You missed the classic look of a deer trapped in the headlights of an oncoming automobile with my German class yesterday. I really had no idea what the new grammar rules or how they were going, as the teacher seemed to bounce all over like a super ball toy that I had as a kid. All I knew is I had that look of a deer trapped in headlights. The good news is that the when I looked around at the rest of the class, we looked like a herd of deer trapped in bright spotlights, frozen, each thinking, “Is this language ever going to make sense to us?”
Perhaps the humor is that we are learning High German in class, yet, live in a tiny country where every few dozen kilometers it seems a new dialect of Swiss German is spoken.
While this dialect issue is confusing, yesterday, our new section in the book had a Swiss man visiting Munich and we got to read the Munich dialect of High German from a Swiss perspective! Phonetically spelled out in a way where I asked, “Is this German slang or something?”
My relatives ask what it is like for me, trying to learn German and navigate within the local market. I say, “It is like me going to Omaha, Nebraska to learn to speak Italian.”
I think it was long ago when I was stuffing my mind with the craft of how to sell something when a quote from a great sales trainer zig zigler resonated as a technique for someone who gives “we always do it this way” as an objection.
“Rules are good things. They are there for a reason. But are you going to allow the rules to act as guidelines or anchors for your organization?”
I had a friend that was in a funk the other day. She is one of the people on the planet that will take a rulebook, read it, and then actually follow every rule to the letter. If one was in a legalistic society – wow, my friend is righteous beyond belief.
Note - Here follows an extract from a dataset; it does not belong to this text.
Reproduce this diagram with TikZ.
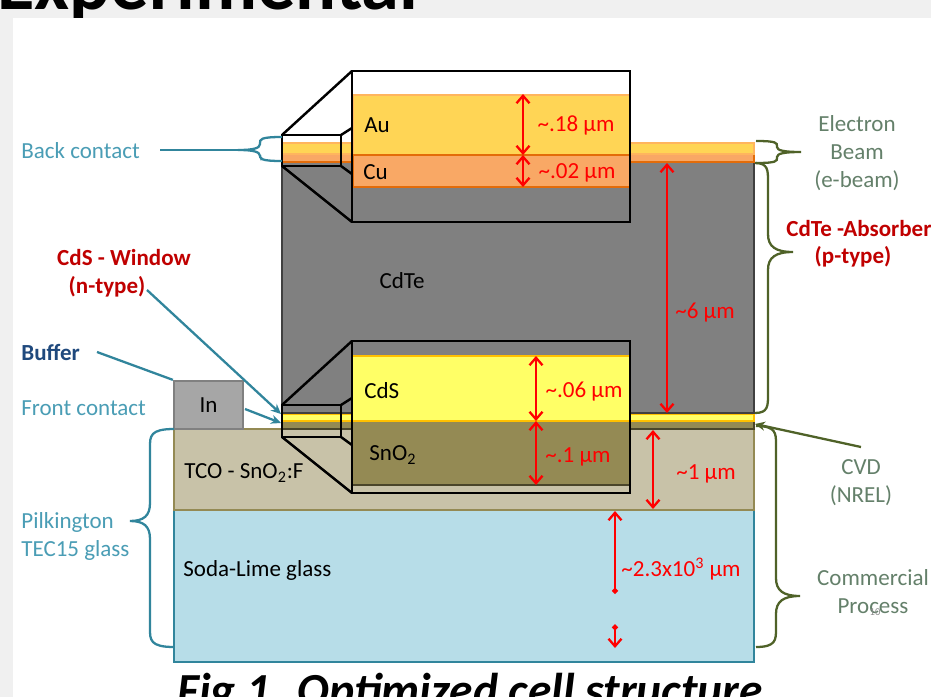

I guess I have lived a different path in life, and a much different world.
One of the things I truly loved about live entertainment or sport is that there was a time limit, a deadline of a show that had to go off, or the need to dig inside oneself to pull something out that you never knew existed. When people say, “I have no time.” I seem to think of what can be done in a few seconds in sports, or how an entire stage can be set up, you can have a show, and it is all torn down in a few hours.
While I am grateful for the events I get to work, I always marvel at the differentiation of rules and regulations for everyone. Organized Chaos is not a world most people thrive in. People tend to like a schedule where they know what is going to happen 99% of the time, they don’t desire sweeping changes of direction or new ideas. I guess most like the consistency of life – the ability to live in peace - with a decent quality.
We have a section of Augmanity that deals with sports performance and the analysis of what is going on inside the athlete, but also with the team dynamic. There is the business sector that deals with team interrelationships of employees as well. The “publics” section is about how people interact in public spaces together. My simple job at the arena allows me a unique position where I get to watch players, media, VIP’s, and a set of rules seeming to mean something different to each group. It is fascinating psychology indeed.
The players are the easiest to work with, you have the spectrum from down to earth genuine nice folks to the opposite end of the spectrum where one would swear god himself walked into the room. We used to call that “he was a legend in his own mind” when I played sport.
The media is the peacocks trying to get on camera that tend to have a bubbly, gregarious, and fairly self absorbed look of the world, to the lifer technicians who have probably done the same job over and over again for many years. They are there for a paycheck, or have been so run over with the corporate machine that they really don’t give a shit anymore.
The VIPS are usually truly gracious. For all I know, they might own banks and have old money from several generations. But I do see why sports team ownership is a hot commodity today. There is only a certain limit on the teams, and very few people that can afford to own them. When VIP’s and captains of industry walk in and they immediately go back to a childhood dream of playing professional sports or being an entertainer on a large stage – it is really nice to see their eyes light up.
Then there is the balancing act on the rules. It isn’t rocket science, and at each door, they post the colors, badges, cards and who and what is allowed where. Having been on all sides of the equation – I do understand that someone on a crew will forget something, I still giggle that a stressed out coach needs a cigarette break, or those awkward moments when someone at the top is doing a favor for a VIP and I have to try to be diplomatic, allow their goal to be achieved and not have the rest of the people get pissed off with the “why do they get to do that?”
“Well? He sort of owns the place…that’s why.”
This is the world of dual standards that collide in our spaces. What I noticed in the past 20 years in the USA is a social standard has eroded into a few people making gigantic gains living with one set of rules, the rest of the country, who might not have the financial wherewithal or the right connections, has to live with another set of rules.
Is it fair? Not really. Mom said I was never good at drawing inside the lines with my coloring books as a small child – thus, guidelines. I guess that is why god is getting a mighty chuckle when i go to German class where rules about rules seem to make perfect sense - to a fluent German language speaker.